• _WHAT THIS TASK INVOLVES_
Copy each line of the data below exactly, leaving out pictures.

• _DATA LINES_
• • •

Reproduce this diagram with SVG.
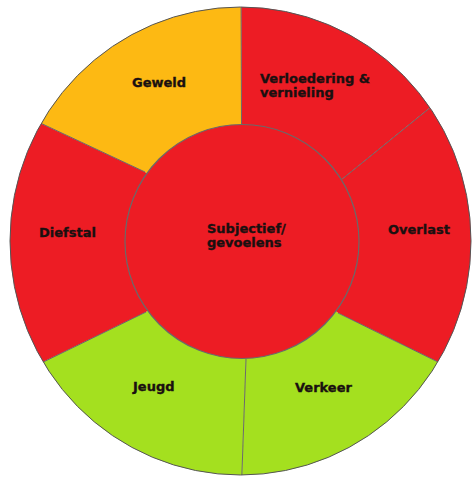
<svg xmlns="http://www.w3.org/2000/svg" width="472" height="477" viewBox="0 0 472 477">
<style>
.red{fill:#ED1C24}
.yel{fill:#FDB913}
.grn{fill:#A4E01F}
.div{stroke:#6a6a6a;stroke-width:1;fill:none}
.lbl{font-family:"DejaVu Sans",Verdana,sans-serif;font-weight:bold;font-size:13px;fill:#1a1010;stroke:#1a1010;stroke-width:0.35}
</style>
<defs>
<clipPath id="outer"><ellipse cx="240.5" cy="241" rx="230.5" ry="234"/></clipPath>
</defs>
<rect width="472" height="477" fill="#ffffff"/>
<g clip-path="url(#outer)">
<g id="geweld"><polygon class="yel" points="242,241.5 145,172 -65,74 -65,-60 241,-60 241.5,124"/></g>
<g id="verloedering"><polygon class="red" points="242,241.5 241.5,124 241,-60 545,-60 523,32 341,180"/></g>
<g id="overlast"><polygon class="red" points="242,241.5 341,180 523,32 545,32 545,413 542,413 338,313"/></g>
<g id="verkeer"><polygon class="grn" points="242,241.5 338,313 542,413 560,560 240,533 246,359"/></g>
<g id="jeugd"><polygon class="grn" points="242,241.5 246,359 240,533 -80,560 -60,412 146,312"/></g>
<g id="diefstal"><polygon class="red" points="242,241.5 146,312 -60,412 -65,74 145,172"/></g>
<g id="connectors">
<line class="div" x1="241.5" y1="124" x2="241" y2="-20"/>
<line class="div" x1="145" y1="172" x2="-12" y2="98.5"/>
<line class="div" x1="341" y1="180" x2="478" y2="69"/>
<line class="div" x1="146" y1="312" x2="-8" y2="387"/>
<line class="div" x1="338" y1="313" x2="491" y2="388"/>
<line class="div" x1="246" y1="359" x2="241" y2="500"/>
</g>
</g>
<ellipse cx="240.5" cy="241" rx="230.5" ry="234" fill="none" stroke="#555" stroke-width="1"/>
<g id="subjectief"><circle cx="242" cy="241.5" r="117" class="red" stroke="#6a6a6a" stroke-width="1.2"/></g>
<g id="labels">
<text class="lbl" x="132" y="87">Geweld</text>
<text class="lbl" x="260" y="83">Verloedering &amp;</text>
<text class="lbl" x="260" y="97">vernieling</text>
<text class="lbl" x="39" y="237">Diefstal</text>
<text class="lbl" x="388" y="234">Overlast</text>
<text class="lbl" x="207" y="233">Subjectief/</text>
<text class="lbl" x="207" y="247">gevoelens</text>
<text class="lbl" x="133" y="391">Jeugd</text>
<text class="lbl" x="295" y="392">Verkeer</text>
</g>
</svg>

• • •

• _WORKED SOLUTION_
Reproduce this diagram with SVG.
<svg xmlns="http://www.w3.org/2000/svg" width="472" height="477" viewBox="0 0 472 477">
<style>
.red{fill:#ED1C24}
.yel{fill:#FDB913}
.grn{fill:#A4E01F}
.div{stroke:#6a6a6a;stroke-width:1;fill:none}
.lbl{font-family:"DejaVu Sans",Verdana,sans-serif;font-weight:bold;font-size:13px;fill:#1a1010;stroke:#1a1010;stroke-width:0.35}
</style>
<defs>
<clipPath id="outer"><ellipse cx="240.5" cy="241" rx="230.5" ry="234"/></clipPath>
</defs>
<rect width="472" height="477" fill="#ffffff"/>
<g clip-path="url(#outer)">
<g id="geweld"><polygon class="yel" points="242,241.5 145,172 -65,74 -65,-60 241,-60 241.5,124"/></g>
<g id="verloedering"><polygon class="red" points="242,241.5 241.5,124 241,-60 545,-60 523,32 341,180"/></g>
<g id="overlast"><polygon class="red" points="242,241.5 341,180 523,32 545,32 545,413 542,413 338,313"/></g>
<g id="verkeer"><polygon class="grn" points="242,241.5 338,313 542,413 560,560 240,533 246,359"/></g>
<g id="jeugd"><polygon class="grn" points="242,241.5 246,359 240,533 -80,560 -60,412 146,312"/></g>
<g id="diefstal"><polygon class="red" points="242,241.5 146,312 -60,412 -65,74 145,172"/></g>
<g id="connectors">
<line class="div" x1="241.5" y1="124" x2="241" y2="-20"/>
<line class="div" x1="145" y1="172" x2="-12" y2="98.5"/>
<line class="div" x1="341" y1="180" x2="478" y2="69"/>
<line class="div" x1="146" y1="312" x2="-8" y2="387"/>
<line class="div" x1="338" y1="313" x2="491" y2="388"/>
<line class="div" x1="246" y1="359" x2="241" y2="500"/>
</g>
</g>
<ellipse cx="240.5" cy="241" rx="230.5" ry="234" fill="none" stroke="#555" stroke-width="1"/>
<g id="subjectief"><circle cx="242" cy="241.5" r="117" class="red" stroke="#6a6a6a" stroke-width="1.2"/></g>
<g id="labels">
<text class="lbl" x="132" y="87">Geweld</text>
<text class="lbl" x="260" y="83">Verloedering &amp;</text>
<text class="lbl" x="260" y="97">vernieling</text>
<text class="lbl" x="39" y="237">Diefstal</text>
<text class="lbl" x="388" y="234">Overlast</text>
<text class="lbl" x="207" y="233">Subjectief/</text>
<text class="lbl" x="207" y="247">gevoelens</text>
<text class="lbl" x="133" y="391">Jeugd</text>
<text class="lbl" x="295" y="392">Verkeer</text>
</g>
</svg>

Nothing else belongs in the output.